ARPA Grants Help Austin Public Library Bridge Digital Divide
Council approves $450K for accessibility and outreach programs
Last week, City Council approved three resolutions that will direct $450,000 in grant money from the American Rescue Plan Act to the Austin Public Library system's new public outreach and accessibility programs. With expanded language access, digital literacy, and telehealth programs, APL hopes to "have the community understand or see us as more than a library, and also a library without walls," says Emi Johnson, director of the library's Innovations and Improvement office.
More than half of the grant will go to the Texas Digital Navigators program, adding seven temporary employees that will teach digital literacy to populations that have difficulty accessing or using the internet at home. According to the city and UT-Austin's 2019 Digital Inclusion Survey, those who do not have home access are "far less likely to use city locations with free public WiFi than people who already have Internet connections at home," and "76% of non-users reported that they do not know enough to go online themselves or that they would need help." Using demographic data from this survey and the city's 2017 Community Health Assessment, APL identified five branches, mostly in the Eastern Crescent, that need digital navigation services, and two Housing Authority of Travis County properties where navigators can set up in community spaces.
Digital navigators are "connectors and linkers" – helping with job searches, grocery shopping, coordinating rides, anything the customer might need. One of the goals of the program is to reduce social isolation, connecting older adults with family and friends through Google Hangouts or FaceTime – but navigators can also connect with essential health services, an increasingly vital function in light of the pandemic. "The targets of this grant were residents who were most impacted by COVID: older adults who were homebound or had less access, immigrants or refugee populations, individuals that have limited English proficiency," explains Johnson. In addition, two community service coordinators will focus on assisting people experiencing homelessness.

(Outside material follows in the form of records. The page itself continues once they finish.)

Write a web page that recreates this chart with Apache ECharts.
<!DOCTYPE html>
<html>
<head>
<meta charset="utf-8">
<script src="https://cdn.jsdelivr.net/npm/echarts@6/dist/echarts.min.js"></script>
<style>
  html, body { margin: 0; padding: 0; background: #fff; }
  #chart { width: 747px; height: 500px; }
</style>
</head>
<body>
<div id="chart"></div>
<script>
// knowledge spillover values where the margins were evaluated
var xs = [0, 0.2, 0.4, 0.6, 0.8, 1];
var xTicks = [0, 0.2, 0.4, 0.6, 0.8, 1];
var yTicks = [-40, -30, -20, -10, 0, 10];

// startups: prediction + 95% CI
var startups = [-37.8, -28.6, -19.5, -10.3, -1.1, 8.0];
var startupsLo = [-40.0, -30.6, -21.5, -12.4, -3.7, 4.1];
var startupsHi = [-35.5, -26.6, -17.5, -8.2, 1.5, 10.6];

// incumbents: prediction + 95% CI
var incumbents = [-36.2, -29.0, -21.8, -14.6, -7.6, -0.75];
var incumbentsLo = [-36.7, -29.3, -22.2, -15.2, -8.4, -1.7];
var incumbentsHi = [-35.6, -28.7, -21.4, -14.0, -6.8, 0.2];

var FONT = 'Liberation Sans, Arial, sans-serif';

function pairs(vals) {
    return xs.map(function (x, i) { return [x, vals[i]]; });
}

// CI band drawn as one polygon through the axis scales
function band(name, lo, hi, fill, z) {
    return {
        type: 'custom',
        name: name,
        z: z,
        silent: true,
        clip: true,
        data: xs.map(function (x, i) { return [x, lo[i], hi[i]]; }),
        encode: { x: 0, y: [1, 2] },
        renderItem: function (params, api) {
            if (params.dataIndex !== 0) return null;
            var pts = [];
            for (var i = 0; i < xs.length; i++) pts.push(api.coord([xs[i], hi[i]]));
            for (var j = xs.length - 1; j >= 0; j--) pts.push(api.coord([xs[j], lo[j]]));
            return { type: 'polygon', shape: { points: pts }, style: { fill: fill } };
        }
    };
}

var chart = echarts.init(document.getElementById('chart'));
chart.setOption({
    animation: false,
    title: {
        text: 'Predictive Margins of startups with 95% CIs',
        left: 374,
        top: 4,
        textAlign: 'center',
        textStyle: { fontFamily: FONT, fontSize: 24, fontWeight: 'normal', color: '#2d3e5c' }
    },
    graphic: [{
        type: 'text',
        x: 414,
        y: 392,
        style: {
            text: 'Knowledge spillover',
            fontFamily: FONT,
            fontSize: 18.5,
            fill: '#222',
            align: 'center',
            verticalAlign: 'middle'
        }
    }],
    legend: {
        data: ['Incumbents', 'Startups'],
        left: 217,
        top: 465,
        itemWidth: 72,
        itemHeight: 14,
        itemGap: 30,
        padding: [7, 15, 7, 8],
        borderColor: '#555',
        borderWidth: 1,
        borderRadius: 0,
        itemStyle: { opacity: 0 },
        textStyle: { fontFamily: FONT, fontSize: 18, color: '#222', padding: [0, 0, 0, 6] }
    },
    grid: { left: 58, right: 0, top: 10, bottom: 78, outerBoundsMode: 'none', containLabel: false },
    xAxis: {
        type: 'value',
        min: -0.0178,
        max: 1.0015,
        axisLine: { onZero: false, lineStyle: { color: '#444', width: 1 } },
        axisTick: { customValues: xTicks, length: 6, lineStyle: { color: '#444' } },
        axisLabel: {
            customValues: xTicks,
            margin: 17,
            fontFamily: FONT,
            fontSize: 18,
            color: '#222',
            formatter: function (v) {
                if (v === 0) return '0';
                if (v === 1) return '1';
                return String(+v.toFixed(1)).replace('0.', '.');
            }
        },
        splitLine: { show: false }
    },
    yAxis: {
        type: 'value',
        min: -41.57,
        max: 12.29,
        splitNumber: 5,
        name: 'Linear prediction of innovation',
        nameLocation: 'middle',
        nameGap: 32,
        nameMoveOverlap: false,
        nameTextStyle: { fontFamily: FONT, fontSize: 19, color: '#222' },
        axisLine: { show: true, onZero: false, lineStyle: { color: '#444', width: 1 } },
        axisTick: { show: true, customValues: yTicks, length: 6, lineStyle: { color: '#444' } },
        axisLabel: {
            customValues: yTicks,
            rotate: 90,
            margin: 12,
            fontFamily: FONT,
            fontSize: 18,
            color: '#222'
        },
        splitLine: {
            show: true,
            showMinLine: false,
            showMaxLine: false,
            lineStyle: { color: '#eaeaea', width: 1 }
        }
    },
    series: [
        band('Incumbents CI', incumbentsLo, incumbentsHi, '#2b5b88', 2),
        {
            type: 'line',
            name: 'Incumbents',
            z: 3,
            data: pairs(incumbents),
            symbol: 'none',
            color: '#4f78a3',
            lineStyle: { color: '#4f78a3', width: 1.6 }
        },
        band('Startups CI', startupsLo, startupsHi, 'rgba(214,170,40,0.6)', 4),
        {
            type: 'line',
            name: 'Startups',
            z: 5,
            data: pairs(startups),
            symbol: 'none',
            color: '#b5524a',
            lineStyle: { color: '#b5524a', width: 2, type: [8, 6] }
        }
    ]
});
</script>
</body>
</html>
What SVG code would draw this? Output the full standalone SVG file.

But for this to be meaningful, Johnson says, it's "not only technology, but: 'Do you need interpreters, translators? Do you need the instructions in Spanish or Vietnamese or Chinese?' Our publications, our outreach materials ... all of our guides will have to be translated." To this end, $150,072 of the grant funding is allotted for bridging language barriers. "We need to consider adaptive equipment and assistive devices as well," Johnson adds. "If we're building capacity, we want our navigators and our coordinators to be confident and culturally competent in working with residents coming from all walks of life."
Other community partners include Austin Free-Net, Coming of Age Austin, and the Austin Film Society for future radio and TV marketing. "Our goal, ideally, would be that we are equipped and staffed to provide these across all locations," says Johnson. But "the other part, of course, is how do we sustain these programs?" The grant ends in August 2022, "a short period of time to lay the groundwork. But we're going to use this as a baseline, continuing to seek support and funding for growing this type of pilot. All of our residents, wherever they are, should have some type of quality library resources and information."